Despite the fact that IDs are often integers in various systems, this is not
always the case. Since we want to make it possible to map as many data sources
to ECS as possible, we default to using the keyword
type for IDs.
The benefits to a user adopting these fields and names in their clusters are:
- Data correlation. Ability to easily correlate data from the same or different sources, including:
- data from metrics, logs, and apm
- data from the same machines/hosts
- data from the same service
- Ease of recall. Improved ability to remember commonly used field names (because there is a single set, not a set per data source)
- Ease of deduction. Improved ability to deduce field names (because the field naming follows a small number of rules with few exceptions)
- Reuse. Ability to re-use analysis content (searches, visualizations, dashboards, alerts, reports, and ML jobs) across multiple data sources
- Future proofing. Ability to use any future Elastic-provided analysis content in your environment without modifications
The rename processor can help you resolve field conflicts. For example, imagine that you already have a field called "user," but ECS employs user
as an object. You can use the rename processor on ingest time to rename your field to the matching ECS field. If your field does not match ECS, you can rename your field to user.value
instead.
Events may contain fields in addition to ECS fields. These fields can follow the ECS naming and writing rules, but this is not a requirement.

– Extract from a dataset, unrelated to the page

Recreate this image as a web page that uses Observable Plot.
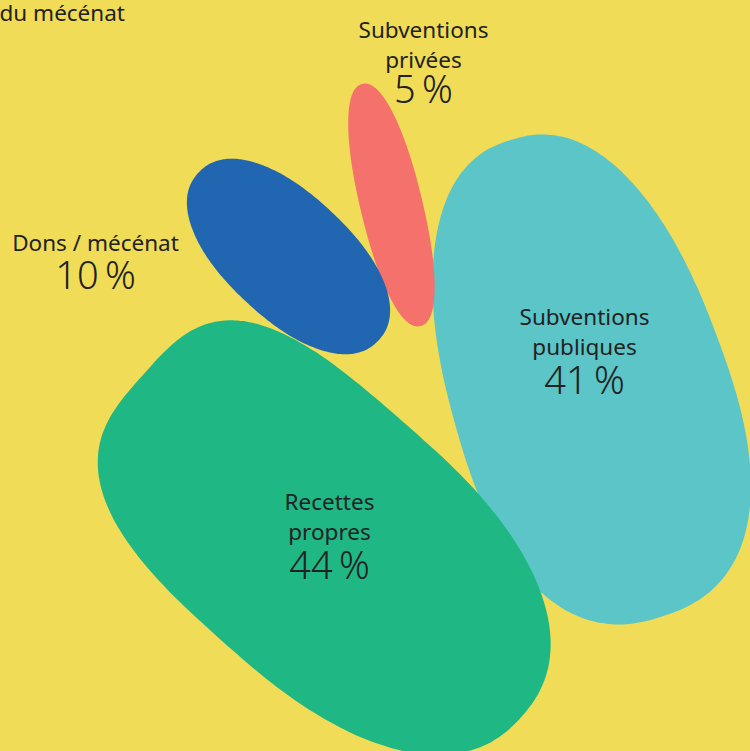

There are two common key formats for ingesting data into Elasticsearch:
- Dot notation:
user.firstname: Nicolas
,user.lastname: Ruflin
- Underline notation:
user_firstname: Nicolas
,user_lastname: Ruflin
For ECS we decided to use the dot notation. Here's some background on this decision.
Ingesting user.firstname: Nicolas
and user.lastname: Ruflin
is identical to ingesting the following JSON:
"user": {
"firstname": "Nicolas",
"lastname": "Ruflin"
}
In Elasticsearch, user
is represented as an object datatype. In the case of the underline notation, both are just string datatypes.
NOTE: ECS does not use nested datatypes, which are arrays of objects.
With dot notation, each prefix in Elasticsearch is an object. Each object can have parameters that control how fields inside the object are treated. In the context of ECS, for example, these parameters would allow you to disable dynamic property creation for certain prefixes.
Individual objects give you more flexibility on both the ingest and the event sides. In Elasticsearch, for example, you can use the remove processor to drop complete objects instead of selecting each key inside. You don't have to know ahead of time which keys will be in an object.
In Beats, you can simplify the creation of events. For example, you can treat each object as an object (or struct in Golang), which makes constructing and modifying each part of the final event easier.
In Elasticsearch, each key can only have one type. For example, if user
is an object
, you can't use it as a keyword
type in the same index, like {"user": "nicolas ruflin"}
. This restriction can be an issue in certain datasets. For the ECS data itself, this is not an issue because all fields are predefined.
Mixing the underline notation with the ECS dot notation is not a problem. As long as there are no conflicts, they can coexist in the same document.